Focus on the Relationship, Not Just the Listing

The most important part of the early supplier push? Building genuine relationships.

“Even now, we know most of our partners on a first-name basis. We call them up, we visit them. It’s not a faceless platform.”

This relationship-first approach paid off in surprising ways.

Some suppliers began referring customers to other Adventuro partners when they were full, a powerful early signal of community trust and platform value.

“We had one partner send overflow bookings to another provider through Adventuro. That kind of thing shows you’ve built something meaningful.”

What Worked (and What Didn’t)

What worked:

  • Cold emails followed by personal phone calls
  • Offering to build listings for them
  • Low commissions with no upfront cost
  • Focusing on instructors, not big tour operators
  • Building real relationships (not just listings)

What didn’t work:

  • Waiting for demand to attract supply
  • Asking partners to upload everything themselves
  • Pitching purely on “future potential” without any value today

Lessons for Marketplace Founders

If you’re launching a supply-side platform, here’s what Max’s journey teaches us:

1. You have to hustle supply manually.

There’s no way around it.

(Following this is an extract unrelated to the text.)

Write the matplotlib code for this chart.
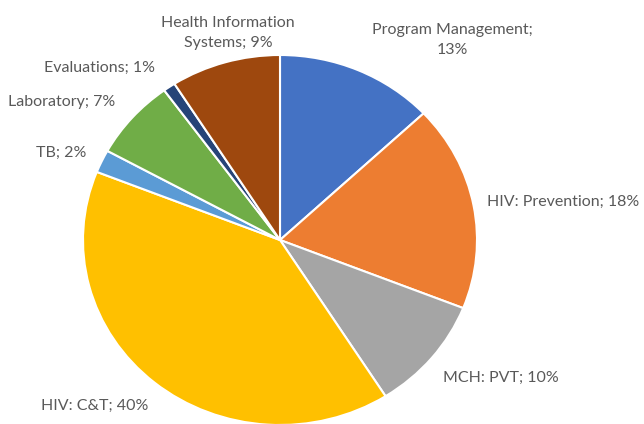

Seed your first 10–20 suppliers by hand. Do things that don’t scale.

2. Lower your take rate early.

Make it easy to say yes — especially if you have no track record yet. You can raise it later.

3. Do the heavy lifting.

Don’t expect your partners to care as much as you do. Write their listings. Upload their photos. Reduce friction to zero.

4. Build real relationships.

Talk to your partners. Visit them. Understand what they care about. This is what turns a supplier into a supporter.

5. Look for signs of network effect.

When partners start referring each other and passing customers around, you’ve moved beyond just being “another platform.”

Final Thoughts

Every marketplace founder wants to wake up with a hundred suppliers already on board. But that’s not how it works.

You have to earn your way to that point — one email, one phone call, one listing at a time.

Max did exactly that. And by making it easy, fair, and personal, he turned a cold start into the beginnings of a thriving partner ecosystem.